### Given information
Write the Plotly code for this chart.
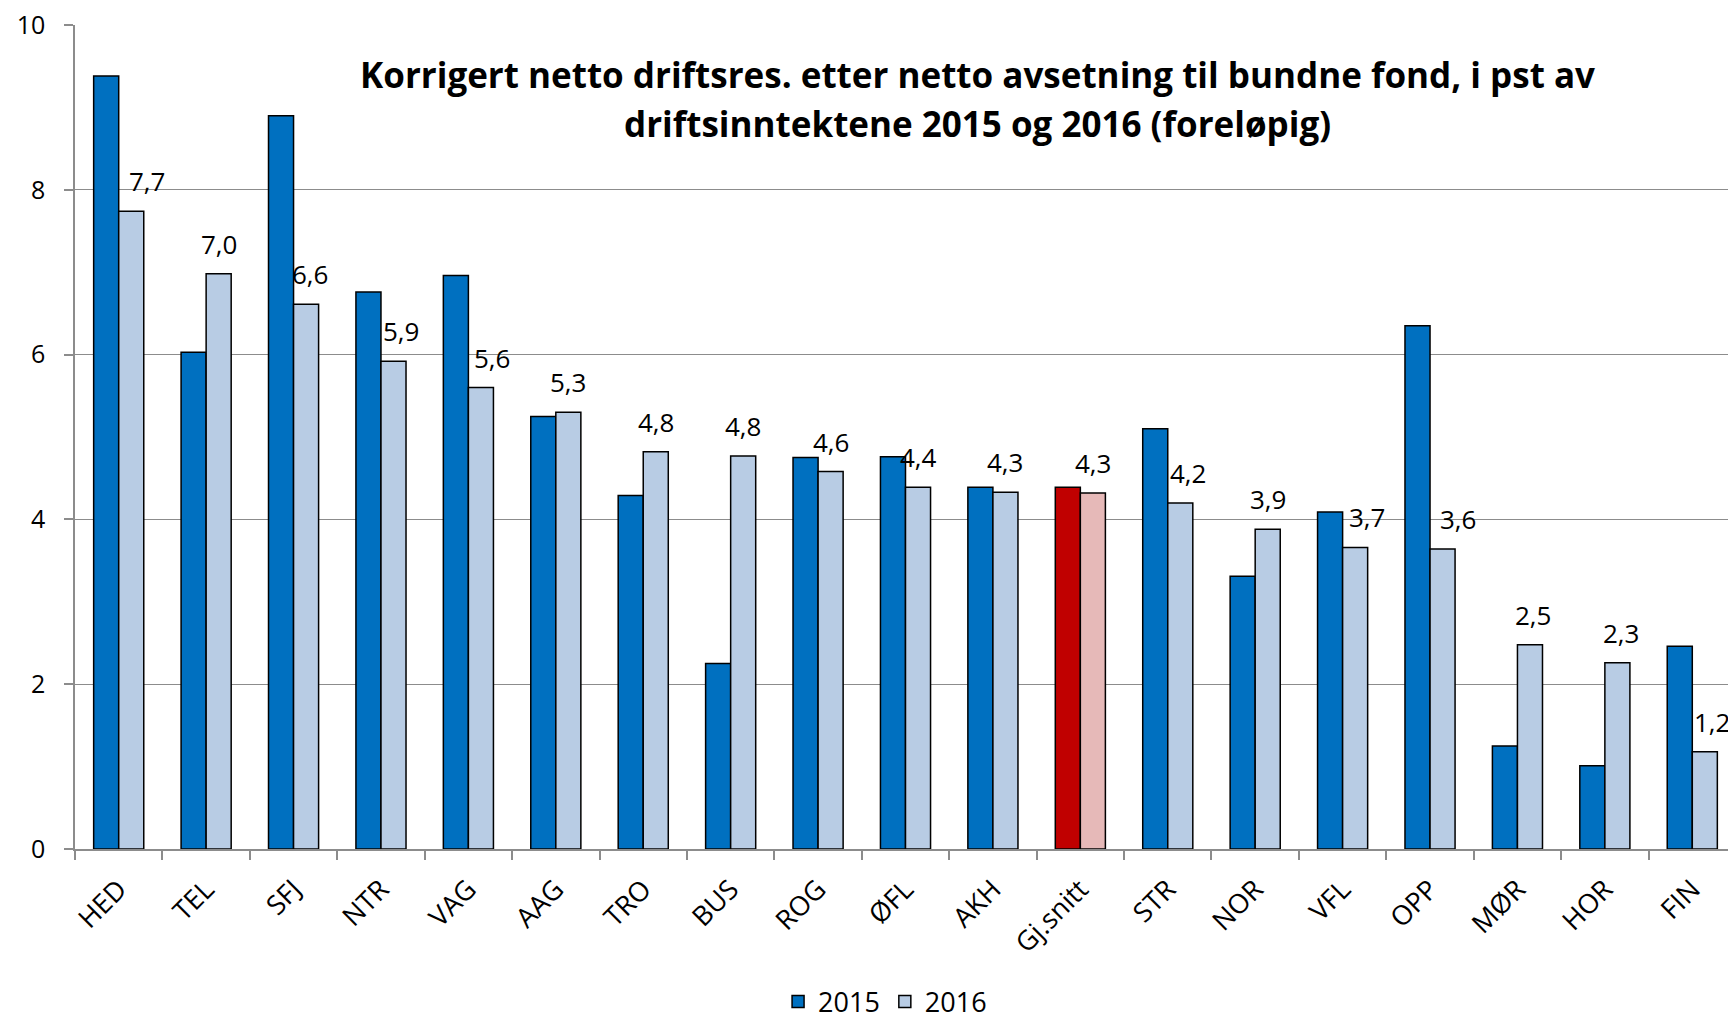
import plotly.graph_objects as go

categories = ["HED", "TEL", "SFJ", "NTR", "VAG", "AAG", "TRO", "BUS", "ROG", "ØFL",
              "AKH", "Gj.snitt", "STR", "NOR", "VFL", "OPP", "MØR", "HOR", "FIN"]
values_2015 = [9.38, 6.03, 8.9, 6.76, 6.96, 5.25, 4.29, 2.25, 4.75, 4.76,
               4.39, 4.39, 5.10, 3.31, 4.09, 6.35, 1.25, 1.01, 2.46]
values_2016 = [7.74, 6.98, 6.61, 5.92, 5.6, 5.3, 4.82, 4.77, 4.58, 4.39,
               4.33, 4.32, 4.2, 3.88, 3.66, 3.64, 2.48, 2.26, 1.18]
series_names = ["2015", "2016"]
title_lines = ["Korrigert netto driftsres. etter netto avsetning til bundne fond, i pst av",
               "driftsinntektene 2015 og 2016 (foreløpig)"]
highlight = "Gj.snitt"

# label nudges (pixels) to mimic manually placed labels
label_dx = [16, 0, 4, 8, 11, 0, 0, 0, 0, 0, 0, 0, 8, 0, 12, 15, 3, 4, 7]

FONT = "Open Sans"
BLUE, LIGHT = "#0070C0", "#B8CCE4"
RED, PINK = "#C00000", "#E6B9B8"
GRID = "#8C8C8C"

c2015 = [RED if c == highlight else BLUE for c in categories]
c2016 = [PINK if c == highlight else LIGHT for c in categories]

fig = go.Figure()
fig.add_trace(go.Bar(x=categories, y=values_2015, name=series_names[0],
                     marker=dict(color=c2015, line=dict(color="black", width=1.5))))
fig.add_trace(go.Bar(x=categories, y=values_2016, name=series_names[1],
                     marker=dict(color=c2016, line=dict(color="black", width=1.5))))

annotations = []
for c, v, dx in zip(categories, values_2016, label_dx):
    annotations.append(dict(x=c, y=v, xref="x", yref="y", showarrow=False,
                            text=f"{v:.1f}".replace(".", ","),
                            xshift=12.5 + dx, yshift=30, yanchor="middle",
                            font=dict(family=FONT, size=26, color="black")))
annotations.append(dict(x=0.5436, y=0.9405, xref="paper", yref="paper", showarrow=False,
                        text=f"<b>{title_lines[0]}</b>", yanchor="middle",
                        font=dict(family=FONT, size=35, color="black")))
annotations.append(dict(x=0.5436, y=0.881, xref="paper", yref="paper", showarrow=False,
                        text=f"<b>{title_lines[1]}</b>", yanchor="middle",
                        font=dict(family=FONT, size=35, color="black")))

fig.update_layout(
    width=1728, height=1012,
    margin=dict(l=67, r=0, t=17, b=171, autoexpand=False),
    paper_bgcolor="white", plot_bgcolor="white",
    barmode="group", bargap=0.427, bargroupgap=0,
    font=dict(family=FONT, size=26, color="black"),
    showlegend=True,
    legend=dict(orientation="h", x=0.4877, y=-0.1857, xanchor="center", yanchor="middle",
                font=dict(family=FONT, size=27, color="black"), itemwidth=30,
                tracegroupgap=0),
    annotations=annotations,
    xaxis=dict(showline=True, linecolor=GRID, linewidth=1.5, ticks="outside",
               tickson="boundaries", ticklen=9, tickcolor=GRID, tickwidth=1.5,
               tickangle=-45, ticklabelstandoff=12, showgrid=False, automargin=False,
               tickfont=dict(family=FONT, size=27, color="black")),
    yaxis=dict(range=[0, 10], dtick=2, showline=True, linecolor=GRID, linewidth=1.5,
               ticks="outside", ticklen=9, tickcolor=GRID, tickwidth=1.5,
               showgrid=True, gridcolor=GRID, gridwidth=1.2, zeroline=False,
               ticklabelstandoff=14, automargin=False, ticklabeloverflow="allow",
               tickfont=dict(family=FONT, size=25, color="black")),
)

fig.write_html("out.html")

### Given request
All of the lines above should be printed exactly, minus the pictures.

### Task solution
Write the Plotly code for this chart.
import plotly.graph_objects as go

categories = ["HED", "TEL", "SFJ", "NTR", "VAG", "AAG", "TRO", "BUS", "ROG", "ØFL",
              "AKH", "Gj.snitt", "STR", "NOR", "VFL", "OPP", "MØR", "HOR", "FIN"]
values_2015 = [9.38, 6.03, 8.9, 6.76, 6.96, 5.25, 4.29, 2.25, 4.75, 4.76,
               4.39, 4.39, 5.10, 3.31, 4.09, 6.35, 1.25, 1.01, 2.46]
values_2016 = [7.74, 6.98, 6.61, 5.92, 5.6, 5.3, 4.82, 4.77, 4.58, 4.39,
               4.33, 4.32, 4.2, 3.88, 3.66, 3.64, 2.48, 2.26, 1.18]
series_names = ["2015", "2016"]
title_lines = ["Korrigert netto driftsres. etter netto avsetning til bundne fond, i pst av",
               "driftsinntektene 2015 og 2016 (foreløpig)"]
highlight = "Gj.snitt"

# label nudges (pixels) to mimic manually placed labels
label_dx = [16, 0, 4, 8, 11, 0, 0, 0, 0, 0, 0, 0, 8, 0, 12, 15, 3, 4, 7]

FONT = "Open Sans"
BLUE, LIGHT = "#0070C0", "#B8CCE4"
RED, PINK = "#C00000", "#E6B9B8"
GRID = "#8C8C8C"

c2015 = [RED if c == highlight else BLUE for c in categories]
c2016 = [PINK if c == highlight else LIGHT for c in categories]

fig = go.Figure()
fig.add_trace(go.Bar(x=categories, y=values_2015, name=series_names[0],
                     marker=dict(color=c2015, line=dict(color="black", width=1.5))))
fig.add_trace(go.Bar(x=categories, y=values_2016, name=series_names[1],
                     marker=dict(color=c2016, line=dict(color="black", width=1.5))))

annotations = []
for c, v, dx in zip(categories, values_2016, label_dx):
    annotations.append(dict(x=c, y=v, xref="x", yref="y", showarrow=False,
                            text=f"{v:.1f}".replace(".", ","),
                            xshift=12.5 + dx, yshift=30, yanchor="middle",
                            font=dict(family=FONT, size=26, color="black")))
annotations.append(dict(x=0.5436, y=0.9405, xref="paper", yref="paper", showarrow=False,
                        text=f"<b>{title_lines[0]}</b>", yanchor="middle",
                        font=dict(family=FONT, size=35, color="black")))
annotations.append(dict(x=0.5436, y=0.881, xref="paper", yref="paper", showarrow=False,
                        text=f"<b>{title_lines[1]}</b>", yanchor="middle",
                        font=dict(family=FONT, size=35, color="black")))

fig.update_layout(
    width=1728, height=1012,
    margin=dict(l=67, r=0, t=17, b=171, autoexpand=False),
    paper_bgcolor="white", plot_bgcolor="white",
    barmode="group", bargap=0.427, bargroupgap=0,
    font=dict(family=FONT, size=26, color="black"),
    showlegend=True,
    legend=dict(orientation="h", x=0.4877, y=-0.1857, xanchor="center", yanchor="middle",
                font=dict(family=FONT, size=27, color="black"), itemwidth=30,
                tracegroupgap=0),
    annotations=annotations,
    xaxis=dict(showline=True, linecolor=GRID, linewidth=1.5, ticks="outside",
               tickson="boundaries", ticklen=9, tickcolor=GRID, tickwidth=1.5,
               tickangle=-45, ticklabelstandoff=12, showgrid=False, automargin=False,
               tickfont=dict(family=FONT, size=27, color="black")),
    yaxis=dict(range=[0, 10], dtick=2, showline=True, linecolor=GRID, linewidth=1.5,
               ticks="outside", ticklen=9, tickcolor=GRID, tickwidth=1.5,
               showgrid=True, gridcolor=GRID, gridwidth=1.2, zeroline=False,
               ticklabelstandoff=14, automargin=False, ticklabeloverflow="allow",
               tickfont=dict(family=FONT, size=25, color="black")),
)

fig.write_html("out.html")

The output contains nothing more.